> **What to work on**: Scan the listing and work out how many lines contain the word "this". Nothing but the number should be given.

——

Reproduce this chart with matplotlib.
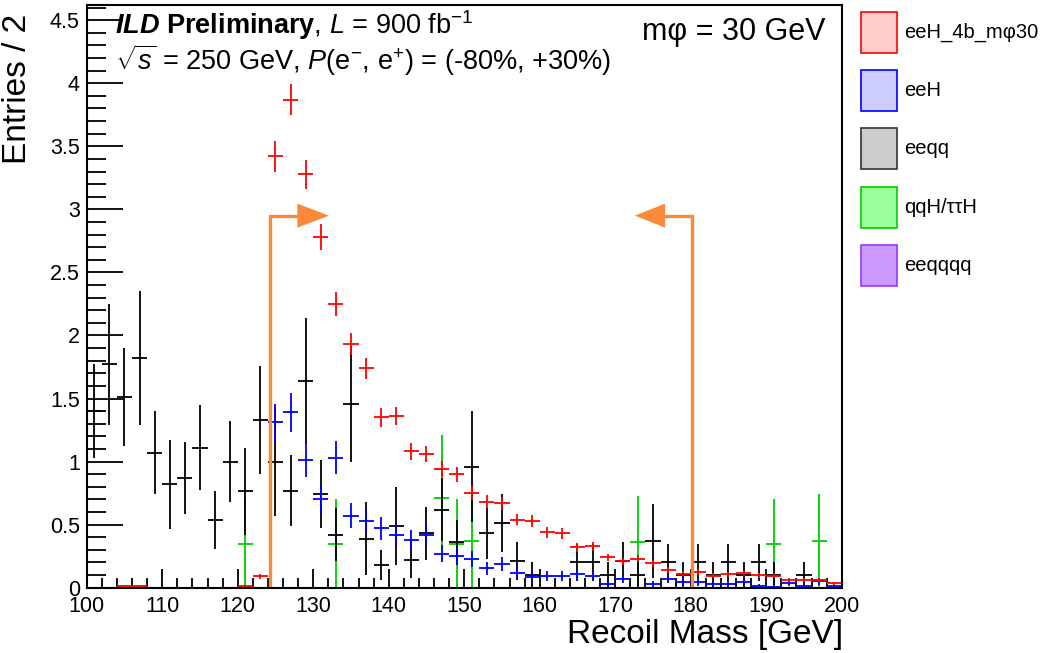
import numpy as np
import matplotlib
matplotlib.use("Agg")
import matplotlib.pyplot as plt
from matplotlib.patches import Rectangle, Polygon
from matplotlib.ticker import MultipleLocator, FuncFormatter

plt.rcParams['font.family'] = ['Liberation Sans', 'DejaVu Sans']
plt.rcParams['mathtext.fontset'] = 'custom'
plt.rcParams['mathtext.rm'] = 'Liberation Sans'
plt.rcParams['mathtext.it'] = 'Liberation Sans:italic'
plt.rcParams['mathtext.bf'] = 'Liberation Sans:bold'
plt.rcParams['mathtext.bfit'] = 'Liberation Sans:italic:bold'

# binning: 2 GeV bins from 100 to 200
edges = np.arange(100, 201, 2)
centers = edges[:-1] + 1

# signal eeH_4b_mphi30
sig = [0, 0, 0.01, 0.01, 0, 0, 0, 0, 0, 0,
       0.01, 0.09, 3.42, 3.87, 3.28, 2.78, 2.25, 1.93, 1.74, 1.35,
       1.36, 1.08, 1.06, 0.94, 0.90, 0.75, 0.68, 0.67, 0.54, 0.53,
       0.44, 0.43, 0.32, 0.33, 0.24, 0.21, 0.23, 0.195, 0.14, 0.11,
       0.125, 0.095, 0.105, 0.115, 0.10, 0.095, 0.063, 0.063, 0.063, 0.037]
sig_err = [0, 0, 0.006, 0.006, 0, 0, 0, 0, 0, 0,
           0.006, 0.02, 0.12, 0.125, 0.115, 0.105, 0.095, 0.088, 0.083, 0.073,
           0.073, 0.065, 0.065, 0.061, 0.06, 0.055, 0.052, 0.052, 0.046, 0.046,
           0.042, 0.041, 0.036, 0.036, 0.031, 0.029, 0.03, 0.028, 0.024, 0.021,
           0.022, 0.019, 0.02, 0.021, 0.02, 0.019, 0.016, 0.016, 0.016, 0.012]

# eeH
eeh = [0, 0, 0, 0, 0, 0, 0, 0, 0, 0,
       0, 0, 1.31, 1.39, 1.01, 0.70, 1.03, 0.57, 0.53, 0.47,
       0.42, 0.38, 0.42, 0.27, 0.25, 0.23, 0.155, 0.19, 0.12, 0.085,
       0.09, 0.09, 0.105, 0.09, 0.03, 0.068, 0, 0.03, 0.068, 0.045,
       0.042, 0.03, 0.03, 0.047, 0.016, 0.008, 0.037, 0.016, 0.05, 0.01]
eeh_err = [0, 0, 0, 0, 0, 0, 0, 0, 0, 0,
           0, 0, 0.15, 0.153, 0.13, 0.109, 0.132, 0.098, 0.095, 0.089,
           0.084, 0.08, 0.084, 0.068, 0.065, 0.062, 0.051, 0.057, 0.045, 0.038,
           0.039, 0.039, 0.042, 0.039, 0.023, 0.034, 0, 0.023, 0.034, 0.028,
           0.027, 0.023, 0.023, 0.028, 0.016, 0.012, 0.025, 0.016, 0.029, 0.013]

# eeqq
eeqq = [1.40, 1.77, 1.51, 1.82, 1.07, 0.82, 0.87, 1.11, 0.54, 1.00,
        0.765, 1.33, 1.00, 0.77, 1.64, 0.74, 0.42, 1.46, 0.39, 0.18,
        0.49, 0.22, 0.43, 0.62, 0.36, 0.96, 0.43, 0.51, 0.21, 0.10,
        0, 0, 0.20, 0.20, 0.10, 0.21, 0.10, 0.37, 0.20, 0.10,
        0.20, 0.10, 0.20, 0.10, 0.20, 0.10, 0, 0.10, 0, 0]
eeqq_err = [0.375, 0.48, 0.39, 0.53, 0.33, 0.355, 0.285, 0.335, 0.23, 0.32,
            0.345, 0.43, 0.43, 0.28, 0.5, 0.27, 0.21, 0.46, 0.29, 0.12,
            0.31, 0.14, 0.21, 0.25, 0.18, 0.44, 0.2, 0.23, 0.15, 0.10,
            0, 0, 0.15, 0.15, 0.10, 0.15, 0.10, 0.29, 0.15, 0.10,
            0.15, 0.10, 0.15, 0.10, 0.15, 0.10, 0, 0.10, 0, 0]

# qqH / tautauH
qqh = [0, 0, 0, 0, 0, 0, 0, 0, 0, 0,
       0.35, 0, 0, 0, 0, 0, 0.35, 0, 0, 0,
       0, 0, 0, 0.71, 0.35, 0.37, 0, 0, 0, 0,
       0, 0, 0, 0, 0, 0, 0.365, 0, 0, 0,
       0, 0, 0, 0, 0, 0.35, 0, 0, 0.37, 0]
qqh_err = [0, 0, 0, 0, 0, 0, 0, 0, 0, 0,
           0.35, 0, 0, 0, 0, 0, 0.35, 0, 0, 0,
           0, 0, 0, 0.5, 0.35, 0.37, 0, 0, 0, 0,
           0, 0, 0, 0, 0, 0, 0.365, 0, 0, 0,
           0, 0, 0, 0, 0, 0.35, 0, 0, 0.37, 0]

# cut window arrows
cut_lo = 124.3
cut_hi = 180.2
arrow_y = 2.95

legend_names = ["eeH_4b_m\u03c630", "eeH", "eeqq", "qqH/\u03c4\u03c4H", "eeqqqq"]
legend_edge = ["#ff0000", "#0000ff", "#333333", "#00cc00", "#9933ff"]
legend_fill = ["#ffcccc", "#ccccff", "#cccccc", "#99ff99", "#cc99ff"]

fig = plt.figure(figsize=(10.51, 6.53), dpi=100)
ax = fig.add_axes([0.0825, 0.100, 0.7184, 0.8923])

def draw(vals, errs, col):
    v = np.array(vals, dtype=float)
    e = np.array(errs, dtype=float)
    m = v > 0
    ax.errorbar(centers[m], v[m], xerr=1.0, yerr=e[m], fmt='none',
                ecolor=col, elinewidth=1.3, capsize=0)

# drawing order: green, black, blue, red on top
draw(qqh, qqh_err, "#00cc00")
draw(eeqq, eeqq_err, "#000000")
draw(eeh, eeh_err, "#0000ff")
draw(sig, sig_err, "#ff0000")

# cut arrows
orange = "#f98a3a"
ax.plot([cut_lo, cut_lo, 128.0], [0, arrow_y, arrow_y], color=orange, lw=2.4,
        solid_joinstyle='miter')
ax.add_patch(Polygon([[127.9, arrow_y + 0.095], [127.9, arrow_y - 0.095], [132.1, arrow_y]],
                     closed=True, color=orange, lw=0))
ax.plot([cut_hi, cut_hi, 176.7], [0, arrow_y, arrow_y], color=orange, lw=2.4,
        solid_joinstyle='miter')
ax.add_patch(Polygon([[176.6, arrow_y + 0.095], [176.6, arrow_y - 0.095], [172.6, arrow_y]],
                     closed=True, color=orange, lw=0))

ax.set_xlim(100, 200)
ax.set_ylim(0, 4.62)
ax.xaxis.set_major_locator(MultipleLocator(10))
ax.xaxis.set_minor_locator(MultipleLocator(2))
ax.yaxis.set_major_locator(MultipleLocator(0.5))
ax.yaxis.set_minor_locator(MultipleLocator(0.1))
ax.yaxis.set_major_formatter(FuncFormatter(lambda v, p: "%g" % v))
ax.tick_params(axis='both', which='both', direction='in', top=False, right=False,
               labelsize=15.5, width=1.3)
ax.tick_params(axis='x', which='major', length=14, pad=6)
ax.tick_params(axis='x', which='minor', length=7)
ax.tick_params(axis='y', which='major', length=26, pad=5)
ax.tick_params(axis='y', which='minor', length=14)
for s in ax.spines.values():
    s.set_linewidth(1.5)

# axis titles (ROOT style, at the ends)
fig.text(843 / 1051, 1 - 643 / 653, "Recoil Mass [GeV]", fontsize=24,
         ha='right', va='baseline')
fig.text(18 / 1051, 1 - 14 / 653, "Entries / 2", fontsize=24, rotation=90,
         ha='center', va='top')

# labels in the frame
fig.text(115 / 1051, 1 - 34 / 653,
         r"$\mathbfit{ILD}$ $\mathbf{Preliminary}$, $L$ = 900 fb$^{-1}$",
         fontsize=19.5, ha='left', va='baseline')
fig.text(115 / 1051, 1 - 70 / 653,
         r"$\sqrt{s}$ = 250 GeV, $P$(e$^{-}$, e$^{+}$) = (-80%, +30%)",
         fontsize=19.5, ha='left', va='baseline')
fig.text(826 / 1051, 1 - 40 / 653, "m\u03c6 = 30 GeV", fontsize=22,
         ha='right', va='baseline')

# legend on the right
for i in range(len(legend_names)):
    ytop = 11.7 + i * 58.3
    fig.patches.append(Rectangle((861 / 1051, 1 - (ytop + 41) / 653), 36 / 1051, 41 / 653,
                                 transform=fig.transFigure, facecolor=legend_fill[i],
                                 edgecolor=legend_edge[i], lw=1.2))
    fig.text(904 / 1051, 1 - (ytop + 20.5) / 653, legend_names[i], fontsize=14.5,
             ha='left', va='center')

fig.savefig("out.png", dpi=100)
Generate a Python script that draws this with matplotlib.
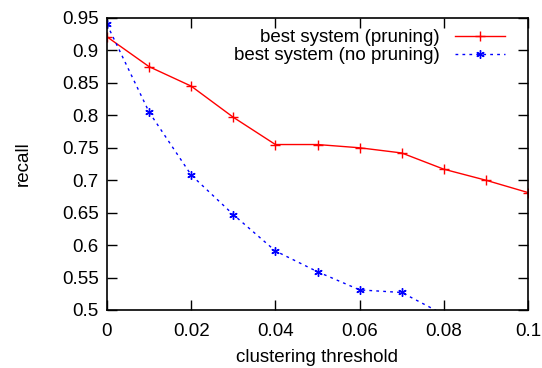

——

> **Response**: 2